Jones’s book, which has often been deemed one of the best American novels of the 20th century, paints a picture of army life in Pearl Harbour before the attacks.
It was turned into the 1953 Oscar-winning movie of the same name, starring Burt Lancaster, Montgomery Clift, and Frank Sinatra. The film, which came out to rave reviews, was added in 2003 to the National Film Registry. The addition recognised its status as a “culturally, historically” and “aesthetically significant” work.
December 7th: The Movie
John Ford, a four-time winner of the Best Director Academy Award and Navy veteran, and cinematographer Gregg Toland, worked together on what was once described by the Los Angeles Times as “perhaps the greatest propaganda failure of World War II”.
What started as a documentary with a running time of more than 80 minutes was reduced to 32 minutes after it was shown to the Navy and deemed harmful to morale.
The trimmed-down version, which amounted to war propaganda, won the Academy Award for Best Documentary Short Subject in 1944.
It is now available in full on Amazon Prime, where it is categorised as a “docudrama”.
In Harm’s Way
Director Otto Preminger delivered his black and white Pearl Harbour epic in 1965.
The film follows the lives of military personnel, as well as that of their loved ones, in the aftermath of the attacks, as the US becomes involved in World War II.
Starring John Wayne, Kirk Douglas, and Patricia Neal, the movie was nominated in the Best Cinematography, Black-and-White category during the 1965 Academy Awards ceremony.
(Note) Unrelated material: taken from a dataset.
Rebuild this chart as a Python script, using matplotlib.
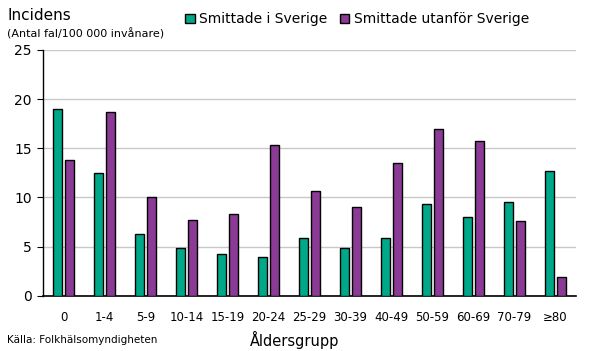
import matplotlib
matplotlib.use("Agg")
import matplotlib.pyplot as plt
import numpy as np

categories = ["0", "1-4", "5-9", "10-14", "15-19", "20-24", "25-29", "30-39",
              "40-49", "50-59", "60-69", "70-79", "≥80"]
sverige = [19.0, 12.5, 6.3, 4.85, 4.3, 4.0, 5.9, 4.85, 5.9, 9.3, 8.0, 9.5, 12.7]
utanfor = [13.8, 18.7, 10.0, 7.7, 8.3, 15.3, 10.7, 9.0, 13.55, 17.0, 15.75, 7.6, 1.96]
yticks = [0, 5, 10, 15, 20, 25]

green = "#00A88A"
purple = "#8B3A96"

fig = plt.figure(figsize=(5.9, 3.51), dpi=100)
ax = fig.add_axes([0.073, 0.157, 0.903, 0.701])

x = np.arange(len(categories))
w = 0.22
off = 0.145
ax.bar(x - off, sverige, w, color=green, edgecolor="black", linewidth=1.0,
       label="Smittade i Sverige", zorder=3)
ax.bar(x + off, utanfor, w, color=purple, edgecolor="black", linewidth=1.0,
       label="Smittade utanför Sverige", zorder=3)

ax.set_xlim(-0.5, len(categories) - 0.5)
ax.set_ylim(0, 25)
ax.set_yticks(yticks)
ax.set_xticks(x)
ax.set_xticklabels(categories, fontsize=8.5)
ax.tick_params(axis="x", length=0, pad=11)
ax.tick_params(axis="y", length=4, labelsize=10, pad=4)
ax.yaxis.grid(True, color="#c8c8c8", linewidth=1.0, zorder=0)
ax.set_axisbelow(True)
for s in ["top", "right"]:
    ax.spines[s].set_visible(False)
ax.spines["left"].set_linewidth(1.0)
ax.spines["bottom"].set_linewidth(1.2)

fig.text(0.012, 0.955, "Incidens", fontsize=11, va="center", ha="left")
fig.text(0.012, 0.905, "(Antal fal/100 000 invånare)", fontsize=8, va="center", ha="left")
fig.text(0.012, 0.03, "Källa: Folkhälsomyndigheten", fontsize=7.5, va="center", ha="left")
fig.text(0.50, 0.03, "Åldersgrupp", fontsize=10.5, va="center", ha="center")

leg = fig.legend(loc="center", bbox_to_anchor=(0.605, 0.945), ncol=2, frameon=False,
                 fontsize=10, handlelength=0.7, handleheight=0.7, handletextpad=0.3,
                 columnspacing=0.9)

fig.savefig("out.png", dpi=100)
Neal won the Best Foreign Actress BAFTA Award for her role as Lieutenant Maggie Haines.
The movie was, however, reviewed negatively by The New York Times, which deemed it “a straight, cliché-crowded melodrama of naval action in the Pacific in World War II”.
Pearl Harbour: A novel of December 8th
Republican politician Newt Gingrich is also the author of several alternate history novels. Pearl Harbor: A Novel of December 8th is part of a two-book series dedicated to the Pacific War.
The title references 8 December instead of 7 December – the date of the attack in the US – because, due to the time difference, the Pearl Harbour offensive began on different days in each of the two countries.
Pearl Harbour: A Novel of December 8th, sold as “a novel of valour about those who took part in this cataclysmic moment in world history”, was also poorly reviewed by The New York Times at the time of its release in 2007 for its “war on punctuation”.